TASK TO COMPLETE
Begin at the top of the entries below and write out every line through the one containing "import * as", excluding pictures.

Plotting code records
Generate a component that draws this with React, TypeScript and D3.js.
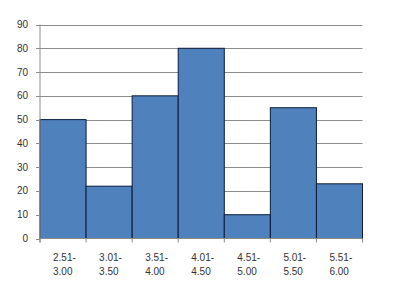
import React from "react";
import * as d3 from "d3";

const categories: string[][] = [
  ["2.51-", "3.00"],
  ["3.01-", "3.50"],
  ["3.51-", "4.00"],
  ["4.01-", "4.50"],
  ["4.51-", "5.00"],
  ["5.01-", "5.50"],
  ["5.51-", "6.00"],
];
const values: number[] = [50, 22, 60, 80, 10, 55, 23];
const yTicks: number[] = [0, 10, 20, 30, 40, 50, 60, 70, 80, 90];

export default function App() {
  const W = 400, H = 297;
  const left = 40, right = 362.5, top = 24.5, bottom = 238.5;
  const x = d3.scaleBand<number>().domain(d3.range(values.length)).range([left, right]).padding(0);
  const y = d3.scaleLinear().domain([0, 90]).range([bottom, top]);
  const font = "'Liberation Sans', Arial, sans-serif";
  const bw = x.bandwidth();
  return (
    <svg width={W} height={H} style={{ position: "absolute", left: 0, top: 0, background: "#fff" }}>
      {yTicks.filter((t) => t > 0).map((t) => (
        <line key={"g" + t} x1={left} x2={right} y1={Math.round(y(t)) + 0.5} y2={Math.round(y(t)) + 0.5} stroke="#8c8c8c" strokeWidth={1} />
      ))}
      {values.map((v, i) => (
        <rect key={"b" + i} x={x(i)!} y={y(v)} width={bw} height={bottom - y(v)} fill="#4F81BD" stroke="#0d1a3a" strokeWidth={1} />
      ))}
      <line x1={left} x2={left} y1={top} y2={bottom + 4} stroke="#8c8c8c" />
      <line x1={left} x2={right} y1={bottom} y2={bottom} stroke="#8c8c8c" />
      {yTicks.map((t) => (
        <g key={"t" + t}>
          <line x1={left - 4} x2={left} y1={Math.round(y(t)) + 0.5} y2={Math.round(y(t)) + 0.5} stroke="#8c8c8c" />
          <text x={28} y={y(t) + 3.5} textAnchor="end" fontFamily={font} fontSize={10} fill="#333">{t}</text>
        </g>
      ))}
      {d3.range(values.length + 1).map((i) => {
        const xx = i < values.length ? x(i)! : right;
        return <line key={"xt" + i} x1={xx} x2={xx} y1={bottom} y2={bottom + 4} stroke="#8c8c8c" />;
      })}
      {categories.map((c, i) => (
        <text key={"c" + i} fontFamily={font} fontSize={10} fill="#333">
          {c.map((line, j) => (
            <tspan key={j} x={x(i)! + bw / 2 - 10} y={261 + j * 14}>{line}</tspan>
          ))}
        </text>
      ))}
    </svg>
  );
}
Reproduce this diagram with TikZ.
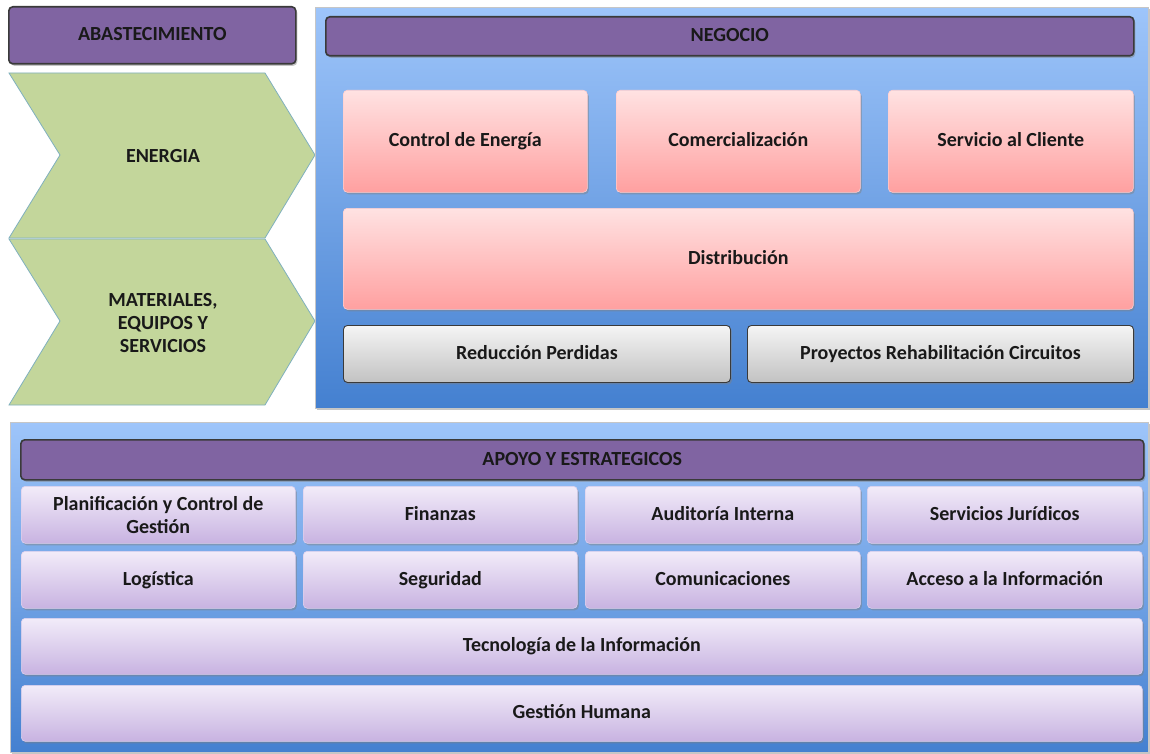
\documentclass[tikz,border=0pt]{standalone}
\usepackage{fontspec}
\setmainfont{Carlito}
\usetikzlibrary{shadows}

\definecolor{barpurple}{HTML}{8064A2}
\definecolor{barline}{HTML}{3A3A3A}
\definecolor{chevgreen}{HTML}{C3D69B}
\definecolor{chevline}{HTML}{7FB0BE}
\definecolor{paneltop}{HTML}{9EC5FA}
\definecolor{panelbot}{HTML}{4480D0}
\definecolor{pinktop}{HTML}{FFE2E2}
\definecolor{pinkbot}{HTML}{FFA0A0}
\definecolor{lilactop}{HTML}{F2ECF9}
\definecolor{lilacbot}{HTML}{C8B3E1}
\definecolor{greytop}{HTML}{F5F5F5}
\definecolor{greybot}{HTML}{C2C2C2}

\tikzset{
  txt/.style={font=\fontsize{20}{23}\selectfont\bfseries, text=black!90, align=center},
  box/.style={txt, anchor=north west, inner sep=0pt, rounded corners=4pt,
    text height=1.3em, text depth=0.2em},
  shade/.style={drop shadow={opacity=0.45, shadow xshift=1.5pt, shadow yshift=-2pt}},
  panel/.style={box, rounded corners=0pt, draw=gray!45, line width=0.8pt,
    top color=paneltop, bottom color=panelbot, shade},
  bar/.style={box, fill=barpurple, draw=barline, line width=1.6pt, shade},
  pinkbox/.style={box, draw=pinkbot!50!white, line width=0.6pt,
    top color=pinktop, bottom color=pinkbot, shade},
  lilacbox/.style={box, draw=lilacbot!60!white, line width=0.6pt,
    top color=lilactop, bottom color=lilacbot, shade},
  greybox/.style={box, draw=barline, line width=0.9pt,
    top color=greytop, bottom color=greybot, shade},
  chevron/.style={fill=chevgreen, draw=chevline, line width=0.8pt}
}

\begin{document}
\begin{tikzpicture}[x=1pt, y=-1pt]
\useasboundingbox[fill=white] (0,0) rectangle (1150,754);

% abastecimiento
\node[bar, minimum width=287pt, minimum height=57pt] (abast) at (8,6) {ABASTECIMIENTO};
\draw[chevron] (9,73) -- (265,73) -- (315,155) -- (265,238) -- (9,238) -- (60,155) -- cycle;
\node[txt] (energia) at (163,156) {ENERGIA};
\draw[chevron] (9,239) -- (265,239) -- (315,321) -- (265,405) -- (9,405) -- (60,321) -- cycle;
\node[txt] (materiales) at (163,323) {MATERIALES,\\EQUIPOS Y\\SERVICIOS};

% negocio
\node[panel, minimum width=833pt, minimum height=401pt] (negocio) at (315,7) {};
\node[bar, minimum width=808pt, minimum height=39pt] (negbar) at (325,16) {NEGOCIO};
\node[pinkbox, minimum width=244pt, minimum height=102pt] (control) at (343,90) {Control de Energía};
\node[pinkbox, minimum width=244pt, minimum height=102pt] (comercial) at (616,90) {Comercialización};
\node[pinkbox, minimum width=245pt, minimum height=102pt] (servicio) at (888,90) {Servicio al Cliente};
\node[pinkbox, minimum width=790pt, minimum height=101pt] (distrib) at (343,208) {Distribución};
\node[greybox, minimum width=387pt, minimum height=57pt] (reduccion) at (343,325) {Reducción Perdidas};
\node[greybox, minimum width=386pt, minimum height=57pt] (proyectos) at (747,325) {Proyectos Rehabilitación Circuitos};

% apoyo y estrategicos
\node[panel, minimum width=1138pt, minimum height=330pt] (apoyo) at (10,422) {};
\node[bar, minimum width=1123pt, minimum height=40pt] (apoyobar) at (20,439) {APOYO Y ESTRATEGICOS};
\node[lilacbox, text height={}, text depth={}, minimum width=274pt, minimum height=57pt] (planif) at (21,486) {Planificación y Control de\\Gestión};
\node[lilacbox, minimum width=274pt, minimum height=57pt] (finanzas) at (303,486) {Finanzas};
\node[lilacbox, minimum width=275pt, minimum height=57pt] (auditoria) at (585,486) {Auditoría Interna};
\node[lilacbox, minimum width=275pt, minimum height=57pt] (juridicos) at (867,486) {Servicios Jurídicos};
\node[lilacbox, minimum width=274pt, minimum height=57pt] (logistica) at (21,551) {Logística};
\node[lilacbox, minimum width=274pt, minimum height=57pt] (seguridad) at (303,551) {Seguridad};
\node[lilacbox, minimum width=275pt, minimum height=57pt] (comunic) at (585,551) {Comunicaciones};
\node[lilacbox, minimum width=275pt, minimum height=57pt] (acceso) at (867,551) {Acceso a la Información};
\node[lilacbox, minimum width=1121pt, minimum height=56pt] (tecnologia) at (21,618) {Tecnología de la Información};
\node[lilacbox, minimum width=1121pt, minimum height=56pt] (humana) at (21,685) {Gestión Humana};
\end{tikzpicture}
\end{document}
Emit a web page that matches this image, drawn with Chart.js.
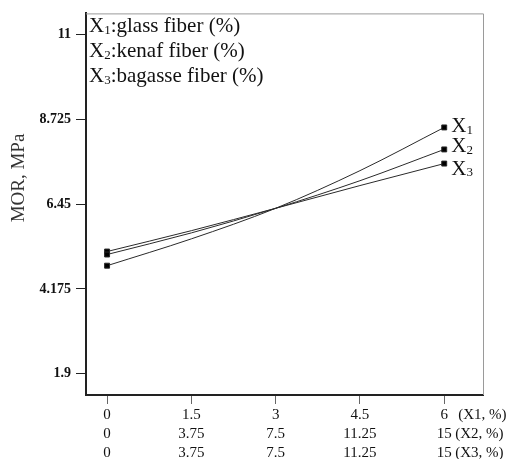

CORRECT RESULT
Generate a component that draws this with React, TypeScript and D3.js.
import React from "react";
import * as d3 from "d3";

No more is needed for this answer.